Hasil penelitian ini secara umum menunjukkan rendahnya literasi kesehatan mental mahasiswa terutama terkait dengan mencari bantuan psikologis, sebagian besar responden tidak mengetahui di mana dapat mendapatkan layanan psikologis dan juga enggan menceritakan masalah mereka kepada psikolog. Di sisi lain, sebagian besar subjek menunjukkan adanya otonomi dalam menyelesaikan permasalahan mereka yang menjadi ciri tahap perkembangan dewasa awal, diikuti dengan mencari bantuan religius melalui berdoa, dan mencari bantuan informal dari keluarga atau teman. Secara umum, hasil ini juga merefleksikan temuan-temuan sebelumnya terkait pencarian bantuan psikologis pada masyarakat minoritas di Amerika Serikat. Ada beberapa hal yang dapat menjelaskan rendahnya kecenderungan mencari bantuan psikologis pada budaya Asia, terutama pada masyarakat muslim.
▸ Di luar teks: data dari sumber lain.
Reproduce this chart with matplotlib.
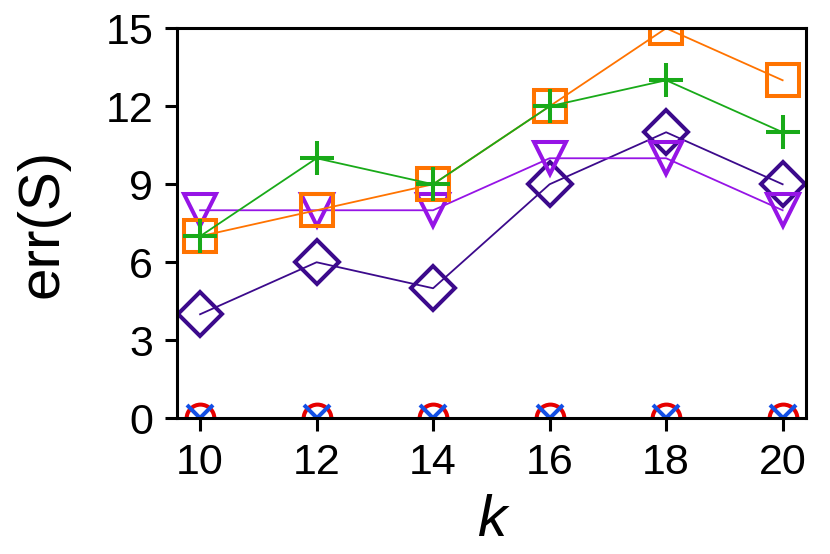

Pertama, pada banyak budaya di luar barat ada stigma yang kuat terkait dengan kesehatan mental dan penanganan terhadap gangguan kejiwaan, kedua masalah kesehatan mental dianggap berhubungan dengan rendahnya iman, kesurupan roh, karma, dan gangguan setan sehingga membuat keluarga maupun individu menghindari mencari bantuan untuk masalah psikologis mereka, ketiga adanya ikatan yang kuat antara individu dan keluarga dalam budaya Asia membuat individu khawatir masalahnya akan mempermalukan keluarga atau menunjukkan pada orang lain bahwa ia tampak lemah, keempat rendahnya kesadaran komunitas dalam budaya tersebut terkait dengan masalah kesehatan mental [3];[12].
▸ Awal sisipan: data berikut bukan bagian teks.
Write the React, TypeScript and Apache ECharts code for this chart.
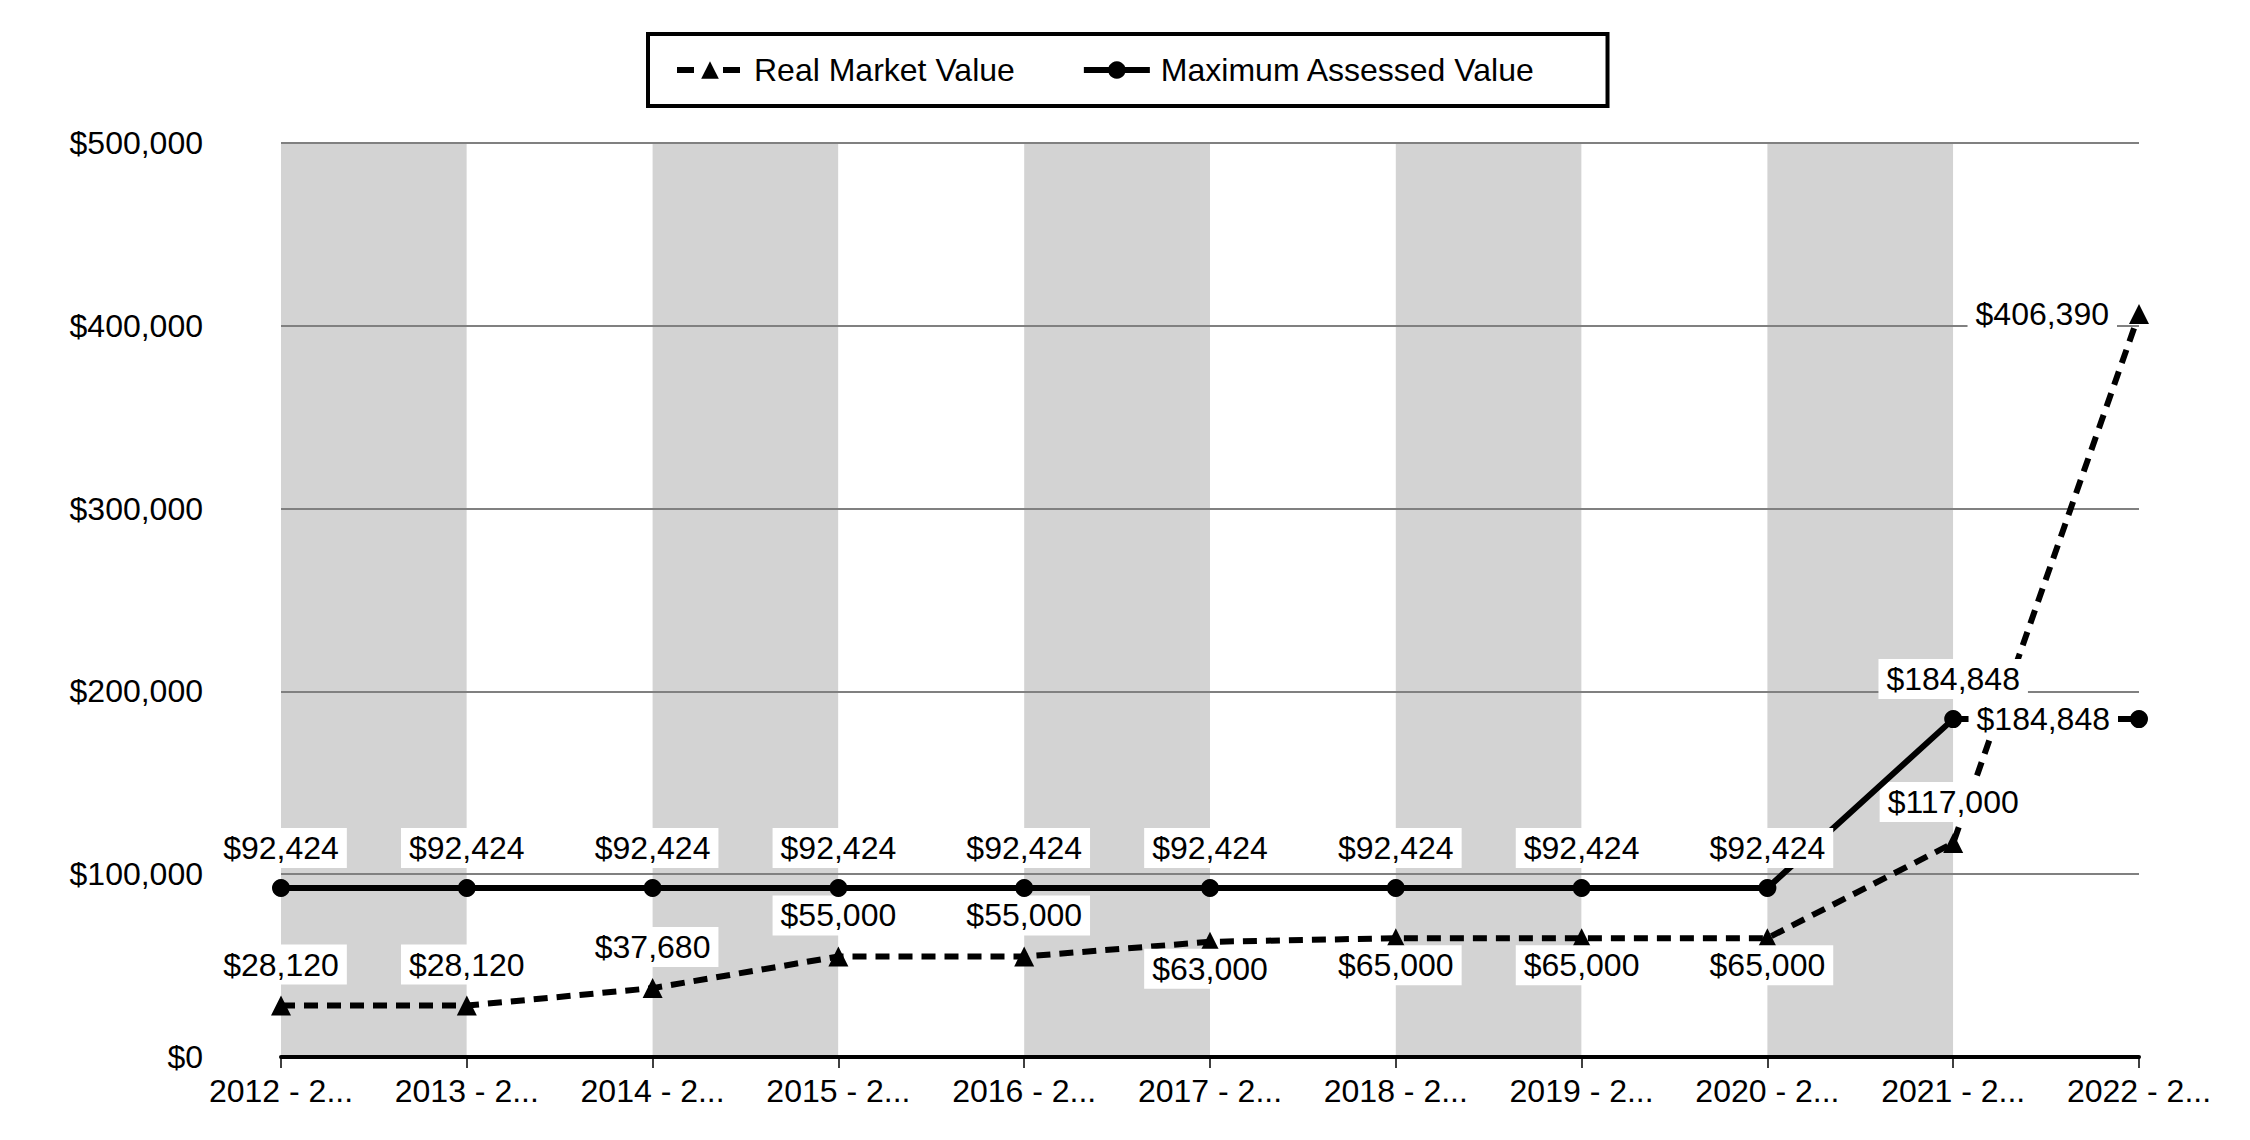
import React, { useEffect, useRef } from "react";
import * as echarts from "echarts";

const categories = [
  "2012 - 2013", "2013 - 2014", "2014 - 2015", "2015 - 2016", "2016 - 2017", "2017 - 2018",
  "2018 - 2019", "2019 - 2020", "2020 - 2021", "2021 - 2022", "2022 - 2023",
];
const realMarketValue = [28120, 28120, 37680, 55000, 55000, 63000, 65000, 65000, 65000, 117000, 406390];
const maxAssessedValue = [92424, 92424, 92424, 92424, 92424, 92424, 92424, 92424, 92424, 184848, 184848];
const yMin = 0;
const yMax = 500000;
const yInterval = 100000;

const rmvLabelPlacement = ["top", "top", "top", "top", "top", "bottom", "bottom", "bottom", "bottom", "top", "left"];
const mavLabelPlacement = ["top", "top", "top", "top", "top", "top", "top", "top", "top", "top", "left"];

const FONT = "'Liberation Sans', Arial, sans-serif";
const money = (v: number) => "$" + Math.round(v).toLocaleString("en-US");

const distFor = (p: string) => (p === "top" ? 11 : p === "bottom" ? -3 : 12);

const buildData = (vals: number[], places: string[]) =>
  vals.map((v, i) => ({
    value: v,
    label: { position: places[i], distance: distFor(places[i]) },
  }));

const labelStyle = {
  show: true,
  formatter: (p: any) => money(p.value),
  color: "#000",
  fontSize: 32,
  fontFamily: FONT,
  backgroundColor: "#ffffff",
  padding: [4, 8],
};

export default function App() {
  const ref = useRef<HTMLDivElement>(null);
  useEffect(() => {
    if (!ref.current) return;
    const chart = echarts.init(ref.current, undefined, { renderer: "svg" });
    chart.setOption({
      animation: false,
      backgroundColor: "#ffffff",
      textStyle: { fontFamily: FONT, color: "#000" },
      legend: {
        left: 648,
        top: 34,
        padding: [20, 72, 20, 26],
        borderColor: "#000",
        borderWidth: 4,
        itemWidth: 66,
        itemHeight: 22,
        itemGap: 66,
        textStyle: { fontSize: 32, color: "#000", fontFamily: FONT, padding: [0, 0, 0, 6] },
        data: [
          { name: "Real Market Value", lineStyle: { width: 6, type: [17, 29], color: "#000" } },
          { name: "Maximum Assessed Value", lineStyle: { width: 6, type: "solid", color: "#000" } },
        ],
      },
      grid: { left: 281, right: 111, top: 143, bottom: 83, containLabel: false },
      xAxis: [
        {
          type: "category",
          data: categories,
          boundaryGap: false,
          z: 3,
          axisLine: { show: true, lineStyle: { color: "#000", width: 4 } },
          axisTick: { show: true, length: 11, lineStyle: { color: "#000", width: 1.5 } },
          axisLabel: {
            color: "#000",
            fontSize: 32,
            fontFamily: FONT,
            margin: 18,
            interval: 0,
            formatter: (v: string) => v.slice(0, 8) + "...",
          },
          splitLine: { show: false },
          splitArea: { show: false },
        },
        {
          type: "category",
          data: categories,
          boundaryGap: false,
          position: "bottom",
          z: 0,
          axisLine: { show: false },
          axisTick: { show: false },
          axisLabel: { show: false },
          splitLine: { show: false },
          splitArea: { show: true, areaStyle: { color: ["#d3d3d3", "#ffffff"] } },
        },
      ],
      yAxis: {
        type: "value",
        min: yMin,
        max: yMax,
        interval: yInterval,
        z: 1,
        axisLine: { show: false },
        axisTick: { show: false },
        axisLabel: {
          color: "#000",
          fontSize: 32,
          fontFamily: FONT,
          margin: 78,
          formatter: (v: number) => money(v),
        },
        splitLine: { show: true, lineStyle: { color: "#808080", width: 2 } },
      },
      series: [
        {
          name: "Real Market Value",
          type: "line",
          z: 4,
          data: buildData(realMarketValue, rmvLabelPlacement),
          symbol: "triangle",
          symbolSize: 20,
          itemStyle: { color: "#000" },
          lineStyle: { color: "#000", width: 6, type: [14, 9] },
          label: labelStyle,
        },
        {
          name: "Maximum Assessed Value",
          type: "line",
          z: 5,
          data: buildData(maxAssessedValue, mavLabelPlacement),
          symbol: "circle",
          symbolSize: 18,
          itemStyle: { color: "#000" },
          lineStyle: { color: "#000", width: 6, type: "solid" },
          label: labelStyle,
        },
      ],
    });
    return () => chart.dispose();
  }, []);
  return (
    <div
      ref={ref}
      style={{ position: "fixed", left: 0, top: 0, width: 2250, height: 1140, background: "#fff" }}
    />
  );
}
Implikasi dari penelitian ini adalah perlunya psikoedukasi terkait dengan literasi kesehatan mental pada mahasiswa di Universitas Islam Sultan Agung, terutama terkait dengan opsi layanan psikologis yang tersedia dan mudah diakses. Kedua diperlukan juga psikoedukasi tentang berbagai permasalahan psikologis, deteksi dini gangguan psikologis, sehingga para mahasiswa mengetahui kapan mereka memerlukan layanan psikologis. Ketiga perlu informasi terkait dengan prosedur penanganan yang dilakukan oleh profesional kesehatan mental, bentuk layanan, dan bagaimana meminta bantuan pada psikolog dapat membantu mereka.
Penelitian ini bertujuan untuk mengetahui gambaran perilaku mencari bantuan psikologis pada mahasiswa UNISSULA. Hasilnya menunjukkan bahwa secara umum subjek dalam penelitian ini cenderung ingin berusaha menyelesaikan sendiri dan berdoa saat menghadapi permasalahan, lebih lanjut figur yang mereka mintai bantuan paling banyak adalah keluarga, teman, dan Allah/ustadz (figur keagamaan), sebagian besar tidak mengetahui di mana bisa menemui psikolog, dan sebagian besar ragu-ragu untuk menceritakan permasalahannya pada psikolog.
Penulis mengucapkan terimakasih kepada LPPM Unissula atas dana hibah yang diberikan dan para asisten mahasiswa yang telah membantu pelaksanaan penelitian ini.